Young Danny had an abscessed ear, and to ease the pain a doctor in St. Joseph, Missouri gave him morphine. Danny had been an insecure, troubled child longer than he could remember, both his mother & father died before he was five. At 16, Danny knew nothing about psychology, but he knew that the "shot" gave him a lift. From a peddler he got morphine regularly for six months: then he lost his contact and could get no more. He became weak, nauseated, sweaty, shaky and depressed. Danny was sent to a state hospital.
"No Such Thing as a Cure." Danny learned a lot in the hospital. Veteran gowsters taught him how to get a ration of white stuff.
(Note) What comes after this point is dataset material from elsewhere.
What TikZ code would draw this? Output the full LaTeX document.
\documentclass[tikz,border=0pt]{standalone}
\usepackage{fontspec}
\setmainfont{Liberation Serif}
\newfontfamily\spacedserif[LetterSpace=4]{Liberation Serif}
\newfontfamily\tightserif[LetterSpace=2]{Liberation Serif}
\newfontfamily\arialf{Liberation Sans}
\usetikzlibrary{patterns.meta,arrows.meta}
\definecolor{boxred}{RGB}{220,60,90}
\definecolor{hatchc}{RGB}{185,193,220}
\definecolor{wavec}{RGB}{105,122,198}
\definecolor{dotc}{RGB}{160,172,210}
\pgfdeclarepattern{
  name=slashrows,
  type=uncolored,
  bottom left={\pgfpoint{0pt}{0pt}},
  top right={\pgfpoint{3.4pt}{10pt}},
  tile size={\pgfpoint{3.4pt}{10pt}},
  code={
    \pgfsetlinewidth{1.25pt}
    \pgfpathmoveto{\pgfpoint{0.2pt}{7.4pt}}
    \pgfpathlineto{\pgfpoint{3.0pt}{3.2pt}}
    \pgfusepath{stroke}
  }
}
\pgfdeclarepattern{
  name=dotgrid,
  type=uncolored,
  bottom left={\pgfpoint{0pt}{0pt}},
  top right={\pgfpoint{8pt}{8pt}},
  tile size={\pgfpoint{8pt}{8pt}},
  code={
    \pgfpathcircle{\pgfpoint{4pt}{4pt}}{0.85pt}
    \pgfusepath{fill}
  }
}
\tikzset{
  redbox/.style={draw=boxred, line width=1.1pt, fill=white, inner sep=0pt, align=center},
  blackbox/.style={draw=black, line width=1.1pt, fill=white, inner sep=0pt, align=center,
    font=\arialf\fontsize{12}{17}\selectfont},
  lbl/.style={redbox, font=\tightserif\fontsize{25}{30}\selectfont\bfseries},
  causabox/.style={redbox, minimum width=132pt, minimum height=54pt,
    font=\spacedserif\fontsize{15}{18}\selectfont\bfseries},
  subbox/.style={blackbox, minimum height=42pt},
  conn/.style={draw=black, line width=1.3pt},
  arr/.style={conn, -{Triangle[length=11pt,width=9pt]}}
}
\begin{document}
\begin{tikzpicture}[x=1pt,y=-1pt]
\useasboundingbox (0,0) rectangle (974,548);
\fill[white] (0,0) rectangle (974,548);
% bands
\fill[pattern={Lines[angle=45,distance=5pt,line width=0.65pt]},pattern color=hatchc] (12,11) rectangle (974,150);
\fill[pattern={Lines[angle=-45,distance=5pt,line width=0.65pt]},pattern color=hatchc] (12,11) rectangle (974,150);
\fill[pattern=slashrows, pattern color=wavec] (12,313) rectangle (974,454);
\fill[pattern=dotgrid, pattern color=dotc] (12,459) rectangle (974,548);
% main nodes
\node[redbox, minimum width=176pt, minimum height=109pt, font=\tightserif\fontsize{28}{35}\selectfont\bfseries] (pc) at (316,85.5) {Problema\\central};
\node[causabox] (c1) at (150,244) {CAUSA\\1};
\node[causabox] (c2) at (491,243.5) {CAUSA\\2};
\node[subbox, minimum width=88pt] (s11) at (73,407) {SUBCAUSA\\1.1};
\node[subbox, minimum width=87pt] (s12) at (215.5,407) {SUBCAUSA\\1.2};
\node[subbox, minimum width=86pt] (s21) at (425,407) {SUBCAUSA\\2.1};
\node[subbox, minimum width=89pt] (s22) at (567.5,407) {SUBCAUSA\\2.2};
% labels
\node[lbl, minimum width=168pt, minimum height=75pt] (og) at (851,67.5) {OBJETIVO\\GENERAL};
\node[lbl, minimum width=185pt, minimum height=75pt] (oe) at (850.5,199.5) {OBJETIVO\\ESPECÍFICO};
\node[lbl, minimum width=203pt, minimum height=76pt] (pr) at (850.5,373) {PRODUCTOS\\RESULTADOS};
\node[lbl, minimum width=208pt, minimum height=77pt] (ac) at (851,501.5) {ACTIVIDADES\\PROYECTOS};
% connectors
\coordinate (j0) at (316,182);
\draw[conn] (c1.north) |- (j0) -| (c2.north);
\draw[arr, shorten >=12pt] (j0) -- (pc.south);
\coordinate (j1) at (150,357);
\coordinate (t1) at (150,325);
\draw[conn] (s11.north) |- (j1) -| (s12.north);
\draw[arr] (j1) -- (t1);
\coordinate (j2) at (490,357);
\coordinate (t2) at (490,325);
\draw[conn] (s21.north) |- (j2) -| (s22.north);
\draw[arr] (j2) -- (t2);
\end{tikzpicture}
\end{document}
When he got out, Danny did not go home. He bummed around the country, doing odd jobs, lying, stealing, forging prescriptions - anything for a bang. Time & again he was picked up and convicted, usually to serve his sentence in the U.S. Public Health Service's hospital for narcotics addicts at Lexington, Ky. "They can withdraw you" says Danny, "but there is no such thing as a cure. You just have to stay away from the stuff."
Between terms, when Danny seemed to be away from the habit, he got married. Before the baby was a year old, Danny was shot up again. When his wife left him he tried to commit suicide. And so back to Lexington.
Eleven out of 80. Last week, Danny stood up in a Y.M.C.A. auditorium in Manhattan and told what had happened to him during his last stint at Lexington, and how this might help other victims. Danny had started listening to members of Alcoholics Anonymous. "It seemed religious," he says, "and like most addicts I didn't care anything about God. It might work for those drunks but not for us. But after a while I began to feel that this group had the answer." Danny studied the A.A. code, saw how it could be applied to discharged dope victims, and founded Narcotics Anonymous.
Now, on the first anniversary of Narcotics Anonymous, Danny could report on about 80 addicts who had tried mutual-aid, group therapy. Six had stayed drug-free for a year of more, five more have been free for a shorter time. Ten are known to have slipped back into the habit; so, probably, have most of the 60 who cannot be traced.
Numerically, it was a small beginning. But the group in Manhattan (and others being formed in Chicago, Los Angeles and Vancouver) offered new hope to men who had suffered the agonies of withdrawal at Lexington or at the similar P.H.S. hospital at Fort Worth, only to fall into the habit again.* Says Danny, whose downfall began with an earache 25 years ago: "I've been a burden to the Government most of my life. Now I can repay my debt."